Mit mehr Druck allein wird Deutschland nicht Hunderttausende Bezieher von Bürgergeld in Arbeitsverhältnisse bringen. Wer diesen Eindruck erweckt, greift zur Täuschung – oder er kennt keine Langzeitarbeitslosen.

Die Geschichte des Bürgergelds könnte irgendwann den Titel tragen „1001 Änderungen“. Jedenfalls haben Kanzler Olaf Scholz (SPD), Vize-Kanzler Robert Habeck (Grüne) und Finanzminister Christian Lindner (FDP) eine weitere Reform der Reform der einstigen Hartz-IV-Gesetze vereinbart. Manches davon ist sinnvoll – wie der verstärkte Kampf gegen Schwarzarbeit. Anderes ist eben nicht sinnvoll.

Es wäre wichtig, genau zuzuhören, was die Mitarbeiter in den Jobcentern zu sagen haben. Ihre Aufgabe ist es, Menschen in Arbeit zu bringen – möglichst langfristig. Sie haben viel Erfahrung, welche Maßnahmen dabei helfen und welche nicht.

Regeln für Totalverweigerer verschärft

Viele Jobcenter-Mitarbeiter waren indes unglücklich darüber, dass mit dem neuen Bürgergeld die Sanktionsmöglichkeiten gegen Arbeitsunwillige ursprünglich vermindert wurden. Mittlerweile hat die Ampel die Regeln für Totalverweigerer allerdings wieder erheblich verschärft.
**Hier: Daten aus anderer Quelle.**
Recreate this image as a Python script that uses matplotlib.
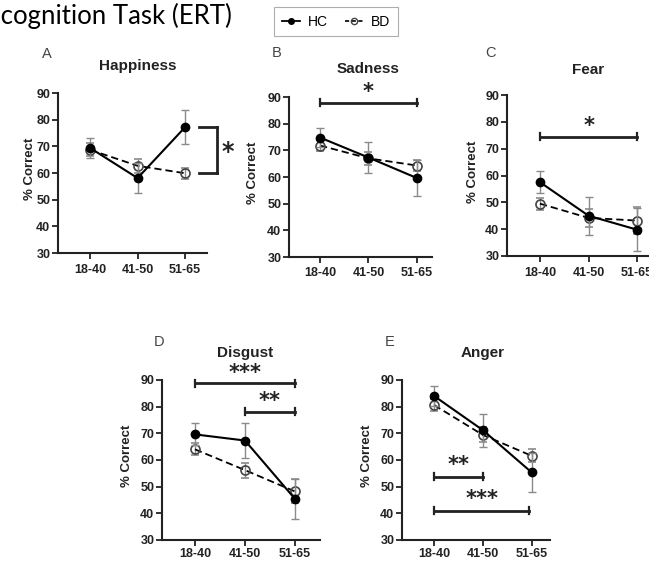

Jetzt, so der Plan, soll vor der Roten Karte die Gelbe konsequenter gezückt werden.

Das ist gut so, denn das Bürgergeld ist kein bedingungsloses Grundeinkommen. Wer Geld vom Steuerzahler bekommt, ist verpflichtet, sich an die damit verbundenen Regeln zu halten. Die meisten Betroffenen verhalten sich aber auch entsprechend.
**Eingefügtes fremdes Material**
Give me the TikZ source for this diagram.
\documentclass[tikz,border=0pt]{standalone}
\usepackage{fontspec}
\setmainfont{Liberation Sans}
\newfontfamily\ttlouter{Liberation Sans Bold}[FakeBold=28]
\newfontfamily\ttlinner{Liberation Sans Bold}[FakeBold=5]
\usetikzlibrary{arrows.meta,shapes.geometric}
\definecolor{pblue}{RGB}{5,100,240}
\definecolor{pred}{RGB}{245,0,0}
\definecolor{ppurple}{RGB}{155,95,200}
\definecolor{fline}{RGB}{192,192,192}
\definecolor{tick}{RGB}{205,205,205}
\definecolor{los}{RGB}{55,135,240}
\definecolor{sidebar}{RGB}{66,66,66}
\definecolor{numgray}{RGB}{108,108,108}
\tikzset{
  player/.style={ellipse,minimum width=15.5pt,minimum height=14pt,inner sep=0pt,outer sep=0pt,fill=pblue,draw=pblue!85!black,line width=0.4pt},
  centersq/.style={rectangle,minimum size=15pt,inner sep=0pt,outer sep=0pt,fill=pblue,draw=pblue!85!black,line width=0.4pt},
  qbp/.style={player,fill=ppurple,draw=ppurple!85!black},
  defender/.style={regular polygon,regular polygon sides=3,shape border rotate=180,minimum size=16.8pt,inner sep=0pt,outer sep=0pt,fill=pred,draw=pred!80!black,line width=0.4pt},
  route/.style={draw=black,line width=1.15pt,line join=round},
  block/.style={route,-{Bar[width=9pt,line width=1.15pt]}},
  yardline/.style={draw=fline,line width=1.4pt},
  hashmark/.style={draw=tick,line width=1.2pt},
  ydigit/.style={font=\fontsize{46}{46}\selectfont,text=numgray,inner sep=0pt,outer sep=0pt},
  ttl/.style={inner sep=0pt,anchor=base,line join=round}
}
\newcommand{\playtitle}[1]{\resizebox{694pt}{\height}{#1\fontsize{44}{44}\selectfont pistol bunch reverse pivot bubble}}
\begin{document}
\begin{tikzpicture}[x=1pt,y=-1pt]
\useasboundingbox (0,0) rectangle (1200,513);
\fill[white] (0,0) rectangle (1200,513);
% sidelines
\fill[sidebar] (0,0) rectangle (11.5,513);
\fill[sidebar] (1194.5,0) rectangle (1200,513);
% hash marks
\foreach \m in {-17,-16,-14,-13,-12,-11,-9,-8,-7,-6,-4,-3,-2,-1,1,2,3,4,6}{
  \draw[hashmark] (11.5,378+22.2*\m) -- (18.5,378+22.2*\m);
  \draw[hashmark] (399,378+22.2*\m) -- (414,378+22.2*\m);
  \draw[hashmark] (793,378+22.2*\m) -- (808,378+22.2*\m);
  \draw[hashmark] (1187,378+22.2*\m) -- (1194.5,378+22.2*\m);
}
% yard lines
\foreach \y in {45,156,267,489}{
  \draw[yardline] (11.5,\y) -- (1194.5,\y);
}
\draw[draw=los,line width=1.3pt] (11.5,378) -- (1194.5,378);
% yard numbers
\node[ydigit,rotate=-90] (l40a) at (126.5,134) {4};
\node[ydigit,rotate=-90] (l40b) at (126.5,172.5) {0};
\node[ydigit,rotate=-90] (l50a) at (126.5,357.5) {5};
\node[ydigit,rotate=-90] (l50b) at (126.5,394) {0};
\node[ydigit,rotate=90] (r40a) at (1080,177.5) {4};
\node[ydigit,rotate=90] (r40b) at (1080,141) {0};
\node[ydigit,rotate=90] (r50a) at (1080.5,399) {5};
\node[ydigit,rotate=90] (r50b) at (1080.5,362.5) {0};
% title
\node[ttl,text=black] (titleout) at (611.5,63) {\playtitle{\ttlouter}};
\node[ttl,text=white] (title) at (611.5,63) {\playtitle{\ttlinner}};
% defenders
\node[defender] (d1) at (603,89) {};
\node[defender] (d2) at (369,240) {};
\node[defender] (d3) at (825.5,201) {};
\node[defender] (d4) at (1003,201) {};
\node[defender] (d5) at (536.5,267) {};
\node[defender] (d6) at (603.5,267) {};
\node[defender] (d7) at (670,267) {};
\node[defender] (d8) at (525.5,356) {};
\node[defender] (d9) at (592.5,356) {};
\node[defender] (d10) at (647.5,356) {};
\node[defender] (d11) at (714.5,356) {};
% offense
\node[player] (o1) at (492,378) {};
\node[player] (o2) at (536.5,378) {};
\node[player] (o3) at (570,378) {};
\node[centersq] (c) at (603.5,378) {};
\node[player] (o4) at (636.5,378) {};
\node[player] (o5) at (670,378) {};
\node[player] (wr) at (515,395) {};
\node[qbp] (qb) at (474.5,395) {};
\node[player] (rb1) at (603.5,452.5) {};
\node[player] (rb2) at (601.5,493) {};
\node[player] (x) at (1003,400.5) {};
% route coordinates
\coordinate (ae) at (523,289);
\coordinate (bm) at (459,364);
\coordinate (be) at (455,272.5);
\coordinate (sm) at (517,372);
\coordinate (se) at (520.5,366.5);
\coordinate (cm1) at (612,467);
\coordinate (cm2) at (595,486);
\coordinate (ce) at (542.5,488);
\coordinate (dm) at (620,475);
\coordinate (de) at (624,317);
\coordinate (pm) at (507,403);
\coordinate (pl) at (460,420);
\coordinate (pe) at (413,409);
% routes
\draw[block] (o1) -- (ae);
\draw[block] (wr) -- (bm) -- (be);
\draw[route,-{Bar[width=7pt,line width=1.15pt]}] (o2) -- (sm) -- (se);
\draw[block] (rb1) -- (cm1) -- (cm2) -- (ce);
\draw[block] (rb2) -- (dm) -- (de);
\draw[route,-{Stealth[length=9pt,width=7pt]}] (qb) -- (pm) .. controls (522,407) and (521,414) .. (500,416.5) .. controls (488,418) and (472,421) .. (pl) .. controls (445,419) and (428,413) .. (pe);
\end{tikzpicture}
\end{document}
Nur wenig Begeisterung dürfte in den Jobcentern darüber aufkommen, dass den neuen Regeln zufolge viele Betroffene dort bald häufiger vorbeikommen sollen. Schließlich fehlt es in den Jobcentern schlicht an Personal. Niemandem aber hilft es, wenn die Menschen sich zwar häufiger melden müssen, dafür jedoch weniger Ressourcen für die Einzelfallbetreuung vorhanden sind. Die Bundesregierung muss einmal mehr aufpassen, dass sie keine zusätzliche Bürokratie schafft.
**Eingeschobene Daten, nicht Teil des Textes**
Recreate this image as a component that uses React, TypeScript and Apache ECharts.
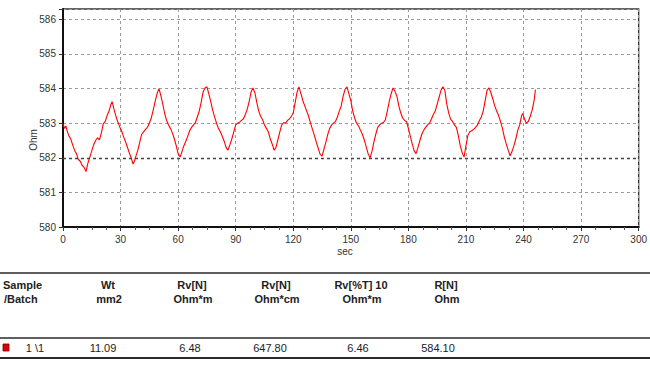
import React, { useEffect, useRef } from "react";
import * as echarts from "echarts";

// ---- Data ----
const seconds: number[] = [
  0, 0.8, 1.5, 2.3, 3.2, 4, 5, 6, 7, 8, 9, 10, 11, 12, 13, 14, 15, 16, 17, 18, 19, 20,
  21, 22, 23, 24, 25, 25.6, 26.5, 27.5, 28.5, 29.5, 30.5, 31.5, 32.5, 33.5, 34.5, 35.5, 36.5, 37.2,
  38, 39, 40, 41, 42, 43, 44, 45, 46, 47, 48, 49, 50, 51, 52, 53, 54, 55, 56, 57, 58, 59,
  60, 61, 62, 63, 64, 65, 66, 67, 68, 69, 70, 71, 72, 73, 74, 75, 76, 77, 78, 79,
  80, 81, 82, 83, 84, 85, 86, 87, 88, 89, 90, 91, 92, 93, 94, 95, 96, 97, 98, 99,
  100, 101, 102, 103, 104, 105, 106, 107, 108, 109, 110, 111, 112, 113, 114, 115, 116, 117, 118, 119,
  120, 121, 122, 123, 124, 125, 126, 127, 128, 129, 130, 131, 132, 133, 134, 135, 136, 137, 138, 139,
  140, 141, 142, 143, 144, 145, 146, 147, 148, 149, 150, 151, 152, 153, 154, 155, 156, 157, 158, 159,
  160, 161, 162, 163, 164, 165, 166, 167, 168, 169, 170, 171, 172, 173, 174, 175, 176, 177, 178, 179,
  180, 181, 182, 183, 184, 185, 186, 187, 188, 189, 190, 191, 192, 193, 194, 195, 196, 197, 198, 199,
  200, 201, 202, 203, 204, 205, 206, 207, 208, 209, 210, 211, 212, 213, 214, 215, 216, 217, 218, 219,
  220, 221, 222, 223, 224, 225, 226, 227, 228, 229, 230, 231, 232, 233, 234, 235, 236, 237, 238, 239,
  239.6, 240.5, 241.5, 242.5, 243.5, 244.5, 245.5, 246.2,
];

const ohms: number[] = [
  582.98, 582.85, 582.92, 582.75, 582.62, 582.55, 582.38, 582.22, 582.12, 581.95, 581.9, 581.78, 581.72, 581.6, 581.85, 582.02, 582.2, 582.38, 582.5, 582.58, 582.52, 582.72,
  582.98, 583.05, 583.22, 583.35, 583.55, 583.62, 583.42, 583.22, 583.05, 582.9, 582.78, 582.62, 582.48, 582.32, 582.15, 582.0, 581.82, 581.9,
  582.05, 582.22, 582.45, 582.68, 582.75, 582.82, 582.88, 583.0, 583.15, 583.38, 583.62, 583.85, 584.0, 583.8, 583.55, 583.28, 583.08, 582.95, 582.85, 582.72, 582.55, 582.35,
  582.12, 582.02, 582.18, 582.35, 582.48, 582.62, 582.78, 582.88, 582.95, 583.02, 583.18, 583.35, 583.6, 583.9, 584.02, 584.05, 583.85, 583.62, 583.38, 583.18,
  583.0, 582.85, 582.75, 582.62, 582.48, 582.3, 582.22, 582.38, 582.55, 582.75, 582.95, 583.0, 583.03, 583.08, 583.12, 583.25, 583.4, 583.62, 583.9, 584.02,
  583.88, 583.6, 583.35, 583.2, 583.1, 582.95, 582.85, 582.75, 582.55, 582.4, 582.22, 582.3, 582.52, 582.75, 582.95, 583.02, 583.0, 583.08, 583.12, 583.2,
  583.3, 583.6, 583.9, 584.05, 583.85, 583.65, 583.5, 583.35, 583.2, 583.0, 582.82, 582.65, 582.45, 582.28, 582.1, 582.05, 582.25, 582.45, 582.68, 582.85,
  582.95, 583.0, 583.05, 583.18, 583.35, 583.5, 583.78, 583.98, 584.05, 583.85, 583.65, 583.35, 583.15, 583.0, 582.92, 582.8, 582.68, 582.52, 582.32, 582.12,
  582.0, 582.18, 582.45, 582.68, 582.88, 582.95, 583.0, 583.02, 583.1, 583.35, 583.62, 583.85, 584.02, 583.92, 583.78, 583.5, 583.3, 583.15, 583.08, 583.05,
  582.85, 582.62, 582.4, 582.2, 582.12, 582.3, 582.5, 582.68, 582.8, 582.88, 582.95, 583.0, 583.12, 583.25, 583.35, 583.55, 583.75, 583.95, 584.05, 583.95,
  583.55, 583.3, 583.12, 583.05, 582.95, 582.88, 582.65, 582.35, 582.15, 582.02, 582.35, 582.65, 582.75, 582.78, 582.82, 582.88, 582.95, 583.08, 583.18, 583.35,
  583.65, 583.95, 584.02, 583.88, 583.7, 583.5, 583.35, 583.22, 583.05, 582.85, 582.6, 582.4, 582.22, 582.06, 582.18, 582.35, 582.55, 582.8, 582.95, 583.22,
  583.28, 583.12, 583.0, 583.05, 583.2, 583.38, 583.65, 583.97,
];

const referenceLine = 582;

const headerTop: string[] = ["Sample", "Wt", "Rv[N]", "Rv[N]", "Rv[%T] 10", "R[N]"];
const headerBottom: string[] = ["/Batch", "mm2", "Ohm*m", "Ohm*cm", "Ohm*m", "Ohm"];
const rowValues: string[] = ["1 \\1", "11.09", "6.48", "647.80", "6.46", "584.10"];

// layout (pixels) for the table
const colCenters = [0, 108, 192, 276, 361, 446];

export default function App() {
  const ref = useRef<HTMLDivElement>(null);

  useEffect(() => {
    if (!ref.current) return;
    const chart = echarts.init(ref.current, undefined, { renderer: "svg" });
    const font = "'Liberation Sans', Arial, sans-serif";
    const data = seconds.map((s, i) => [s, ohms[i]]);

    const graphics: any[] = [];
    // table lines
    graphics.push({ type: "line", shape: { x1: 0, y1: 273, x2: 650, y2: 273 }, style: { stroke: "#2a2a2a", lineWidth: 1.6 } });
    graphics.push({ type: "line", shape: { x1: 0, y1: 338, x2: 650, y2: 338 }, style: { stroke: "#2a2a2a", lineWidth: 1.4 } });
    graphics.push({ type: "line", shape: { x1: 0, y1: 358, x2: 650, y2: 358 }, style: { stroke: "#2a2a2a", lineWidth: 2 } });

    headerTop.forEach((t, i) => {
      const left = i === 0;
      graphics.push({
        type: "text",
        x: left ? 3 : colCenters[i],
        y: 285,
        style: { text: t, font: `bold 11px ${font}`, fill: "#222", align: left ? "left" : "center", verticalAlign: "middle" },
      });
      graphics.push({
        type: "text",
        x: left ? 4 : colCenters[i] + 1,
        y: 299,
        style: { text: headerBottom[i], font: `bold 11px ${font}`, fill: "#222", align: left ? "left" : "center", verticalAlign: "middle" },
      });
    });

    // red marker
    graphics.push({ type: "rect", shape: { x: 3, y: 344, width: 6, height: 7 }, style: { fill: "#e00000", stroke: "#700", lineWidth: 0.8 } });
    const valueCenters = [35, 103, 190, 270, 358, 438];
    rowValues.forEach((v, i) => {
      graphics.push({
        type: "text",
        x: valueCenters[i],
        y: 348,
        style: { text: v, font: `11px ${font}`, fill: "#222", align: "center", verticalAlign: "middle" },
      });
    });

    // axis titles
    graphics.push({
      type: "text",
      x: 33,
      y: 140,
      rotation: Math.PI / 2,
      style: { text: "Ohm", font: `10px ${font}`, fill: "#333", align: "center", verticalAlign: "middle" },
    });
    graphics.push({
      type: "text",
      x: 345,
      y: 251,
      style: { text: "sec", font: `10px ${font}`, fill: "#333", align: "center", verticalAlign: "middle" },
    });

    chart.setOption({
      animation: false,
      backgroundColor: "#ffffff",
      grid: {
        left: 63,
        right: 11,
        top: 9,
        bottom: 159,
        show: true,
        borderColor: "#333",
        borderWidth: 1.4,
        backgroundColor: "#fff",
      },
      xAxis: {
        type: "value",
        min: 0,
        max: 300,
        interval: 30,
        axisLine: { show: true, lineStyle: { color: "#111", width: 2 } },
        axisTick: { show: true, length: 4, lineStyle: { color: "#333" } },
        minorTick: { show: true, splitNumber: 4, length: 3, lineStyle: { color: "#555" } },
        axisLabel: { color: "#333", fontSize: 10, fontFamily: font, margin: 7 },
        splitLine: { show: true, lineStyle: { color: "#9a9a9a", type: [3, 3], width: 1 } },
      },
      yAxis: {
        type: "value",
        min: 580,
        max: 586.3,
        interval: 1,
        axisLine: { show: true, lineStyle: { color: "#111", width: 2 } },
        axisTick: { show: true, length: 4, lineStyle: { color: "#333" } },
        axisLabel: {
          color: "#333",
          fontSize: 10,
          fontFamily: font,
          margin: 7,
          formatter: (v: number) => (Math.abs(v - Math.round(v)) < 1e-6 ? String(Math.round(v)) : ""),
        },
        splitLine: { show: true, lineStyle: { color: "#9a9a9a", type: [3, 3], width: 1 } },
      },
      series: [
        {
          type: "line",
          data,
          showSymbol: false,
          symbol: "none",
          lineStyle: { color: "#ff0000", width: 1.1 },
          markLine: {
            silent: true,
            symbol: "none",
            label: { show: false },
            lineStyle: { color: "#444", type: [3, 3], width: 1.4 },
            data: [{ yAxis: referenceLine }],
          },
          z: 3,
        },
      ],
      graphic: graphics,
    });

    return () => chart.dispose();
  }, []);

  return (
    <div
      ref={ref}
      style={{ position: "absolute", left: 0, top: 0, width: 650, height: 386, background: "#fff" }}
    />
  );
}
Drei Stunden Arbeitsweg wenig praxistauglich

Wenig praxistauglich ist auch der Plan, dass künftig bis zu drei Stunden Arbeitsweg am Tag zumutbar sein sollen. Der Wunsch, in einer aufgeheizten Debatte ein politisches Symbol zu setzen, ist verständlich. Es gibt schließlich unter den Steuern zahlenden Bürgern viele, die selbst lange Arbeitswege haben. Dennoch stellt sich die Frage, um wie viele Langzeitarbeitslose es bei diesem Punkt wirklich gehen wird. Und ob die Anzahl an Streitigkeiten, die in Verfahren vor den Sozialgerichten münden, am Ende nicht höher liegt als die Anzahl erfolgreiche Vermittlungen in Arbeit.

Die Debatte über die Grundsicherung in Deutschland leidet oft unter Realitätsferne – und das schon lange Zeit. Hartz IV hatte bei vielen Menschen einen schlechten Ruf, weil der Staat hier Menschen angeblich zu schlecht behandelte. In der Bürgergelddebatte wiederum wird ständig unterstellt, in Deutschland werde Langzeitarbeitslosen alles viel zu leicht gemacht.

Wird bewusst ein falscher Eindruck erweckt?

Beide Male werden Zerrbilder produziert. Die Unterschiede zwischen Hartz IV und Bürgergeld sind überschaubar. Gesucht ist: eine ehrliche Debatte.

Viele von denen, die im Bürgergeld sind, haben „Vermittlungshemmnisse“, wie die Fachleute sagen. Diese Menschen brauchen ein Coaching oder andere begleitende Hilfen. Ehrlicherweise muss man zugeben: Ihre Integration in den Arbeitsmarkt ist für den Staat teuer. Es ist nicht so, als ließen sich einfach mit zusätzlichem Druck mal eben so Hunderttausende Menschen in Arbeit bringen. Politiker aus Union und FDP erwecken hier einen falschen Eindruck. Bewusst?

Umso wichtiger wäre es, dass im Haushalt für das Jahr 2025 genug Geld für eine aktive Arbeitsmarktpolitik vorhanden ist. Sonst werden noch so viele Änderungen beim Bürgergeld nicht helfen.